What do you expect from the Narendra Modi government ahead of general elections 2019 and what should be investors’ strategy ahead of general elections 2019?
We have been positive on the consumption recovery theme in CY18, with a focus on rural consumption. Corporate commentary in the recently concluded Q4 FY18 earnings season reaffirms our view of: a) Accelerated value migration in favour of private financials; b) Consumption recovery; and c) Delayed private capex revival. Prediction of the third consecutive year of normal monsoon, expectations of higher MSP hikes, expansion of the Direct Benefit Transfer scheme and a busy election calendar should ensure a supportive and conducive backdrop for rural consumption.
Do you expect big movements in infrastructure stocks ahead of general elections next year?
The National Democratic Alliance has been known for its work in the infrastructure space.

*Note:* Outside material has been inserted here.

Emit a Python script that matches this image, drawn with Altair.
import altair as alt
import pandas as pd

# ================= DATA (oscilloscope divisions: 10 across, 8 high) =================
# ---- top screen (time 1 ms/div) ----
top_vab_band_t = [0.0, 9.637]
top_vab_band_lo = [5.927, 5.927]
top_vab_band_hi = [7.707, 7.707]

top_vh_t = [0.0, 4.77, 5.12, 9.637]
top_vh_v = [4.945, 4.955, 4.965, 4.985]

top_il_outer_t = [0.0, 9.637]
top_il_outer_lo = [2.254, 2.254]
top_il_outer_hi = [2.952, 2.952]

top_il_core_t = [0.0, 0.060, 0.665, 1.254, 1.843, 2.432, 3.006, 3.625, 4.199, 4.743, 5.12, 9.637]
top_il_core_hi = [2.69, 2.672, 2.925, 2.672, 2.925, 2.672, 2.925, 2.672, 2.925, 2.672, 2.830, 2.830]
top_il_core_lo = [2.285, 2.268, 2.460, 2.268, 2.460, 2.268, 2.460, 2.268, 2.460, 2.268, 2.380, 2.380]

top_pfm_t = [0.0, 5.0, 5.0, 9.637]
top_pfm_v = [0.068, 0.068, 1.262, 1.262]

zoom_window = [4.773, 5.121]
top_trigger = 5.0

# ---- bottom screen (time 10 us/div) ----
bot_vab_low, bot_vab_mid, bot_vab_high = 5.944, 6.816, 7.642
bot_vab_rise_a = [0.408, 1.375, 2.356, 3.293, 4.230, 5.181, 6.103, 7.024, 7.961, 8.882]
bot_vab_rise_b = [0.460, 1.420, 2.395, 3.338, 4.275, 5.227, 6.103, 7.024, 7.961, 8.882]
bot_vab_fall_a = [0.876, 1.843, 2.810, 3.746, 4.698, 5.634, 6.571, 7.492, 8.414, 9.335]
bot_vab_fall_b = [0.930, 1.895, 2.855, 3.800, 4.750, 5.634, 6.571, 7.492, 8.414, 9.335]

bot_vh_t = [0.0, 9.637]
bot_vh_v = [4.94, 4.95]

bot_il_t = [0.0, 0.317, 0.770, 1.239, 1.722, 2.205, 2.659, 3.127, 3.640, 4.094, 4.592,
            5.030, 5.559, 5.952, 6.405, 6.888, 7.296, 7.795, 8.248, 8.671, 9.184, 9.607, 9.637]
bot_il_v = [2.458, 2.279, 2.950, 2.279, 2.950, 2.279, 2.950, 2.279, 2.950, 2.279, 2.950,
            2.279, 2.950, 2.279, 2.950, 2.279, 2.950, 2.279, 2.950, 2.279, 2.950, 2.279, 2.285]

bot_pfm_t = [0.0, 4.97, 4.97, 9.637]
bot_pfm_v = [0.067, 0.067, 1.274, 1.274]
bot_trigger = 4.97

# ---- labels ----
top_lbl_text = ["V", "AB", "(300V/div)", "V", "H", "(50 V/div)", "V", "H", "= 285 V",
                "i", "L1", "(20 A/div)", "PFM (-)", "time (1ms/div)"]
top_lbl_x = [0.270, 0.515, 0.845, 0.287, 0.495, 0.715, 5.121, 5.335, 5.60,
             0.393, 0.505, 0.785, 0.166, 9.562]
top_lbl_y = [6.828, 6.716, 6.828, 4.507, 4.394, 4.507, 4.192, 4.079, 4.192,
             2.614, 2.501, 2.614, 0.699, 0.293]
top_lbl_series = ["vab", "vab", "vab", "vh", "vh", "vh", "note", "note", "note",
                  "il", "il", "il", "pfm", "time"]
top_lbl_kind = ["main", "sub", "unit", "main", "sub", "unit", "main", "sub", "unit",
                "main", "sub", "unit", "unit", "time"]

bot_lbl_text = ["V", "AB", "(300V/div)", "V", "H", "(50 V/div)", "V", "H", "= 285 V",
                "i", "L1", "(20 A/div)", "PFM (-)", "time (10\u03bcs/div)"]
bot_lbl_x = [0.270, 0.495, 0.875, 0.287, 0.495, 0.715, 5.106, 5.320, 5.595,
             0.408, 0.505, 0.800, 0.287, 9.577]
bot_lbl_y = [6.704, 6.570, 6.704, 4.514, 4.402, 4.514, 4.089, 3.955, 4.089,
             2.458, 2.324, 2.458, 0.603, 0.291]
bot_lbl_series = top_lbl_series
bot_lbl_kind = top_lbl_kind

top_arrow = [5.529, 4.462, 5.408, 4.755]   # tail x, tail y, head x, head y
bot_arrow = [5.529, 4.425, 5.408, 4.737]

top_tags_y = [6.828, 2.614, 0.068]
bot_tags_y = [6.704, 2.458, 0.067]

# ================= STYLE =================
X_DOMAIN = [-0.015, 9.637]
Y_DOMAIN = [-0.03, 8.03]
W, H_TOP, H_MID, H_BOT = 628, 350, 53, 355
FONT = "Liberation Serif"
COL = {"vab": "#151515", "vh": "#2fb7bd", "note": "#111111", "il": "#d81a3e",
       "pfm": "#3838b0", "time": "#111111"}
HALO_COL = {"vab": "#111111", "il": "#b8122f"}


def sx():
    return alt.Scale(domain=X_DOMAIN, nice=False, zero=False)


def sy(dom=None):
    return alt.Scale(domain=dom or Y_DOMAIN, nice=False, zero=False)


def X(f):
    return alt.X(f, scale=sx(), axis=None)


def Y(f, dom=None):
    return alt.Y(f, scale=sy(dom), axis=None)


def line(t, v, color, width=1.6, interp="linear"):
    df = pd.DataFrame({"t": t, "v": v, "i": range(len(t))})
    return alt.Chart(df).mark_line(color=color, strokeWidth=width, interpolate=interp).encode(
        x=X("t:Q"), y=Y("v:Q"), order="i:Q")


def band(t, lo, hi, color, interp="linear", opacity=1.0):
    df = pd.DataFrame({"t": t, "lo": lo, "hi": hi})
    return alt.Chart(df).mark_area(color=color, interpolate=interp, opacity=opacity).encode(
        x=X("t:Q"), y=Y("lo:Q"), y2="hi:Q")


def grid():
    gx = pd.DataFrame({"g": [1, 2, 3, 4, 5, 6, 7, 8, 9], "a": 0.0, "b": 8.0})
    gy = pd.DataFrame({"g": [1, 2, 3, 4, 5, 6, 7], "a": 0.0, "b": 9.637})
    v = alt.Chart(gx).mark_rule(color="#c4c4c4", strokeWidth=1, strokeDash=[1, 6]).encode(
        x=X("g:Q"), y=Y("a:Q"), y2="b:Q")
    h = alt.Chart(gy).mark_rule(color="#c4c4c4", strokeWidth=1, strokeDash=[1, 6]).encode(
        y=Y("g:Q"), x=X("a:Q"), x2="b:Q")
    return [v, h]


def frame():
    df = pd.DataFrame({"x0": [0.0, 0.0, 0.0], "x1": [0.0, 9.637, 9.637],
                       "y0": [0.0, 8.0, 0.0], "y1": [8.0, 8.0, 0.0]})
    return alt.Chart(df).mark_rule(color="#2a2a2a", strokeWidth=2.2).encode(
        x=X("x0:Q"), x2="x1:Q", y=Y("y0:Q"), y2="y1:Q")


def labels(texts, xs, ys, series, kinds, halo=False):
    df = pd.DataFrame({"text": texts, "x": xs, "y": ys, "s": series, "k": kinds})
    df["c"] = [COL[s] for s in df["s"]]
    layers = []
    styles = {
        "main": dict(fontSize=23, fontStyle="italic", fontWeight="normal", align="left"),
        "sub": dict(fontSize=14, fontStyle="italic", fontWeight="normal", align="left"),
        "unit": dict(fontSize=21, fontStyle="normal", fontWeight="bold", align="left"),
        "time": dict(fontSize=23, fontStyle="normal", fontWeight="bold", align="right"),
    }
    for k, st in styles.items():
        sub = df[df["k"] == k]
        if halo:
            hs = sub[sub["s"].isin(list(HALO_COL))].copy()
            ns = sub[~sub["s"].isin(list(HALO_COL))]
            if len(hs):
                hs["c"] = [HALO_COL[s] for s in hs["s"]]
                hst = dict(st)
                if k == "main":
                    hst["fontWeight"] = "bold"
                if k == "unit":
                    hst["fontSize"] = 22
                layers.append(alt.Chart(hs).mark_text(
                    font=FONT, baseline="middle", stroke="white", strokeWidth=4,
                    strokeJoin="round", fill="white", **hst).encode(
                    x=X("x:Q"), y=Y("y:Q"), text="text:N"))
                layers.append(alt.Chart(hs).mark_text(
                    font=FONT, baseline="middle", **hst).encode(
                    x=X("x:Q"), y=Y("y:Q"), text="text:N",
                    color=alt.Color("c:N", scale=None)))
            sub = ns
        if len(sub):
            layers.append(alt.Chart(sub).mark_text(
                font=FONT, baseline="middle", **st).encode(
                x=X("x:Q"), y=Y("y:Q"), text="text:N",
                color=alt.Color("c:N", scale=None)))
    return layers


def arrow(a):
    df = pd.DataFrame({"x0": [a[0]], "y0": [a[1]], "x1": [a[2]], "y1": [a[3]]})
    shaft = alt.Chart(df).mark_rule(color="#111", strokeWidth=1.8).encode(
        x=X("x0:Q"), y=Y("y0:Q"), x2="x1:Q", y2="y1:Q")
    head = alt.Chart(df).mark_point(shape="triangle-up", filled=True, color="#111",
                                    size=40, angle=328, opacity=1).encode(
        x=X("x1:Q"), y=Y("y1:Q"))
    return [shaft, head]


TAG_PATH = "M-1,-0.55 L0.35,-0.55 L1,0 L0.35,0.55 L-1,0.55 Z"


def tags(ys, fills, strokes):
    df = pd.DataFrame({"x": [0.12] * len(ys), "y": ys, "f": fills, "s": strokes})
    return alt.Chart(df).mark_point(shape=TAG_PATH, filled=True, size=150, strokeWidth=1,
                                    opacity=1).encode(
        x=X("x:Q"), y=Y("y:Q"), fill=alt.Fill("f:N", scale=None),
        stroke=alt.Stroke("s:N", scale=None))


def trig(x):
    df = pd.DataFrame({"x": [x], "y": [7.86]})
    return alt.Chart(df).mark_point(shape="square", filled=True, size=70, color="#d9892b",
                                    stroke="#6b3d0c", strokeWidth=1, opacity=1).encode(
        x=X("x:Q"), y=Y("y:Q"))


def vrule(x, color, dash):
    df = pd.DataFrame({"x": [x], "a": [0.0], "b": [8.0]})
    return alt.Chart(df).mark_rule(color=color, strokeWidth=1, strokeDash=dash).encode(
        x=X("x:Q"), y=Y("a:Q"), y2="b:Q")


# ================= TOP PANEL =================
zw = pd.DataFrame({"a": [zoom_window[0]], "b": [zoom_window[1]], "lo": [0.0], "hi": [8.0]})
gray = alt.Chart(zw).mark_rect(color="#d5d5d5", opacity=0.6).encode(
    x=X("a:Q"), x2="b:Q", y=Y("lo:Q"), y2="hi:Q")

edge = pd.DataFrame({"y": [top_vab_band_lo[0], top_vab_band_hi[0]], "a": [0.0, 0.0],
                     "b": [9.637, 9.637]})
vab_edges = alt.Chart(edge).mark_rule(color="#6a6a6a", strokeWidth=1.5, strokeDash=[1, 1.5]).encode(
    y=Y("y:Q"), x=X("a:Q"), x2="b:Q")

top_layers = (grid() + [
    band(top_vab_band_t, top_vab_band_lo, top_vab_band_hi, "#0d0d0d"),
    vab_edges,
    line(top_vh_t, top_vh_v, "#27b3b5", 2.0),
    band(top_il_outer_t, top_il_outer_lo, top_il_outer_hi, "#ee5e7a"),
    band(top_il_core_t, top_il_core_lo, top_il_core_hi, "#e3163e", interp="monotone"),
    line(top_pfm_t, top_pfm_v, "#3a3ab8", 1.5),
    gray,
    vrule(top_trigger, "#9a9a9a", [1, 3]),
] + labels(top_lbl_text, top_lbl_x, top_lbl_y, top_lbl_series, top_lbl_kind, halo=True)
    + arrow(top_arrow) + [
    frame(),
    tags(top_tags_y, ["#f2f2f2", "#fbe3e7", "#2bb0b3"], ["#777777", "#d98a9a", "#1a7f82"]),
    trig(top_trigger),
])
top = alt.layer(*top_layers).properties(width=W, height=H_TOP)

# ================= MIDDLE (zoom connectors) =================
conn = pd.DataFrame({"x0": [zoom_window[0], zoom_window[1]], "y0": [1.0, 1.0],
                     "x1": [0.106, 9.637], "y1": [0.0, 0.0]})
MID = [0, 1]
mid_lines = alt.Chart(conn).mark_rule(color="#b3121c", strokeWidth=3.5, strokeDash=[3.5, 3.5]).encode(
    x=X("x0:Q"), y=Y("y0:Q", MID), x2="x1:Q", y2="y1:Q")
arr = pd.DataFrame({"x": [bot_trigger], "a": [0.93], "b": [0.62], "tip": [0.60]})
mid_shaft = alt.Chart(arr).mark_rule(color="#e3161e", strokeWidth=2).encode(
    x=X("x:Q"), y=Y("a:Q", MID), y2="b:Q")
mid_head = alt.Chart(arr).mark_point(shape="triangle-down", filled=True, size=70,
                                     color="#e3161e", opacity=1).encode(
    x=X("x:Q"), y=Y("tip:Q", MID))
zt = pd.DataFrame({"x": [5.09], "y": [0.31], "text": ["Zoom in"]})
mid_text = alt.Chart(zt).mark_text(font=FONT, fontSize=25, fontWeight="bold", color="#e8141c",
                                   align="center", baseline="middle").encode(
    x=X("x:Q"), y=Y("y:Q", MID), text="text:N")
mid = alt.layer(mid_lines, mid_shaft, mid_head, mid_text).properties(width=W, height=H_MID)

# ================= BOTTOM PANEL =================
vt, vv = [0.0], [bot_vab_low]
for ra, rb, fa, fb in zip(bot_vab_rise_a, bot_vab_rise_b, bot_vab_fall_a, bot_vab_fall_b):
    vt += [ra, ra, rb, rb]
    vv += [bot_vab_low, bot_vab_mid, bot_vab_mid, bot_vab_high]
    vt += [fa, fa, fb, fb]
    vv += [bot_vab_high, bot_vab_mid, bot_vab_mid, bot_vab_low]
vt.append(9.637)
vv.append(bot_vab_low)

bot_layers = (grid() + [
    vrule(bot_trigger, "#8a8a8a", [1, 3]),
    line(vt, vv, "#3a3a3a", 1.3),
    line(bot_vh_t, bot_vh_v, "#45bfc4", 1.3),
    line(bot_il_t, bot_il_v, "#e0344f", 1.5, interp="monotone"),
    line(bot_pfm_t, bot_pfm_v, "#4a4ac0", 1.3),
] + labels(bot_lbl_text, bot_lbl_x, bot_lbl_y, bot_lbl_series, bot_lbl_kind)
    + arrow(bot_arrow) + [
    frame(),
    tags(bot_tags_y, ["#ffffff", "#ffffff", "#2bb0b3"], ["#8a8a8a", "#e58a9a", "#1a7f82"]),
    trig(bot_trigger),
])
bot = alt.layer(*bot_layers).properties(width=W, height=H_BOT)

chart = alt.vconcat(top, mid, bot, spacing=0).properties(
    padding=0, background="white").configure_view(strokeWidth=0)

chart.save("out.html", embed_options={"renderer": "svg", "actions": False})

The current government has also done a lot of work on roads, railways, airports and power infrastructure. The most visible improvement is on road infrastructure, where order awarding and implementation has improved significantly.
Going by the past trend, infra stocks could continue to remain in focus, but we don’t expect big movement as some of these stocks have had a decent run in the past couple of years.
Almost all state-run banks reported losses in Q4 on higher provisions following new norms by RBI. Is the worst over for PSU banks? Will FY19 would be a year of stability in earnings or there is more to come?
Net stressed loans (net non-performing asset and outstanding standard restructured loans) of coverage companies remains at elevated levels. RBI’s revised stressed asset guidelines will keep pressure on provisioning requirements as banks may have to refer increasing number of cases to the National Company Law Tribunal. We expect credit costs of state-run banks to remain elevated in FY19. Recoveries from the NCLT-related cases (in H2 FY19) will be a positive for state-run banks.